It was a legitimate question. The following are funny, legitimate differences between en-uk/en-us and to my knowledge did not represent any change in semantic value:
'colour' => 'color',
'centre' => 'center',
'capitalise' => 'capitalize'
'grey' => 'gray', # less definitive than others
Why does being curious about en-uk/en-us language differences lead you to believe that I do not have a sense of humor?
Sorry, I thought you were being coy. To answer your question, we don't refer to all images as photographs. I think this was a joke-within-a-joke on the part of the author.
Years ago, I lost quite some time debugging a site where some borders just wouldn't render in IE. Turned out Firefox recognized both, grey and gray, IE did not.
You are wrong in the sense that CSS uses 'color', and not 'font-color' to describe the color of text within an element.

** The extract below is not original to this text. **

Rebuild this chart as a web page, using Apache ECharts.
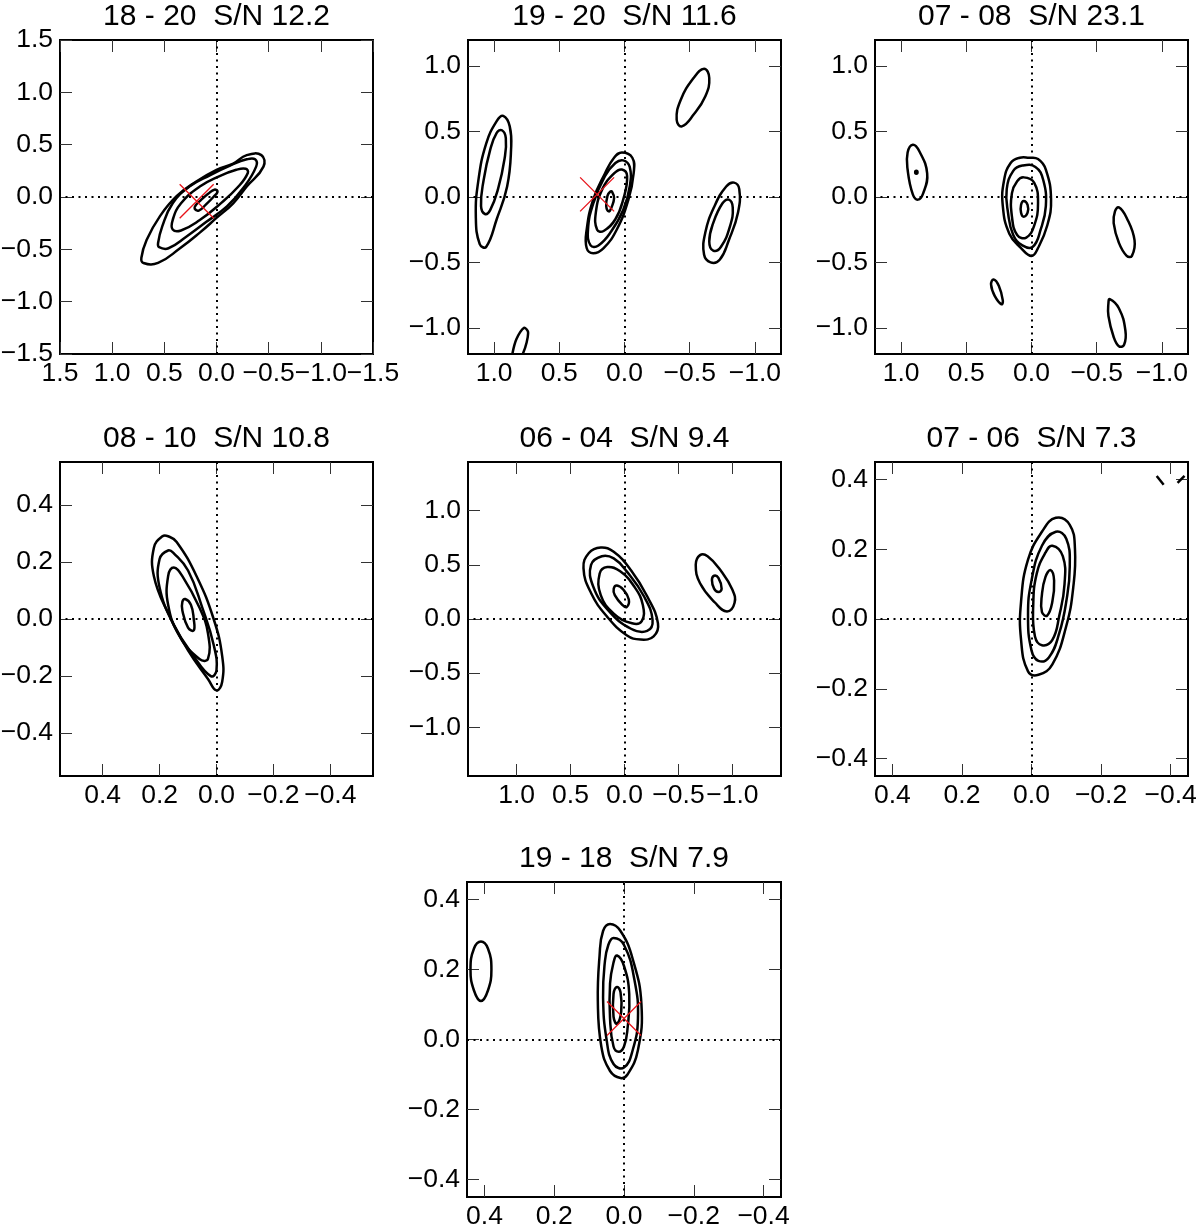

You aren't wrong in the sense that CSS's choice of using 'color', and not 'font-color' is completely ridiculous, and breaks convention with CSS itself. I'm a front-end developer using CSS on a daily basis, and this has always bothered me.
color refers to the foreground color, not just the font color, so it makes sense to me. For example, if no border-color is supplied, a border's color will default to the value of color.
As someone who learned british english all the way until high school, I appreciate this. It would've been nice if there was an audio off button though.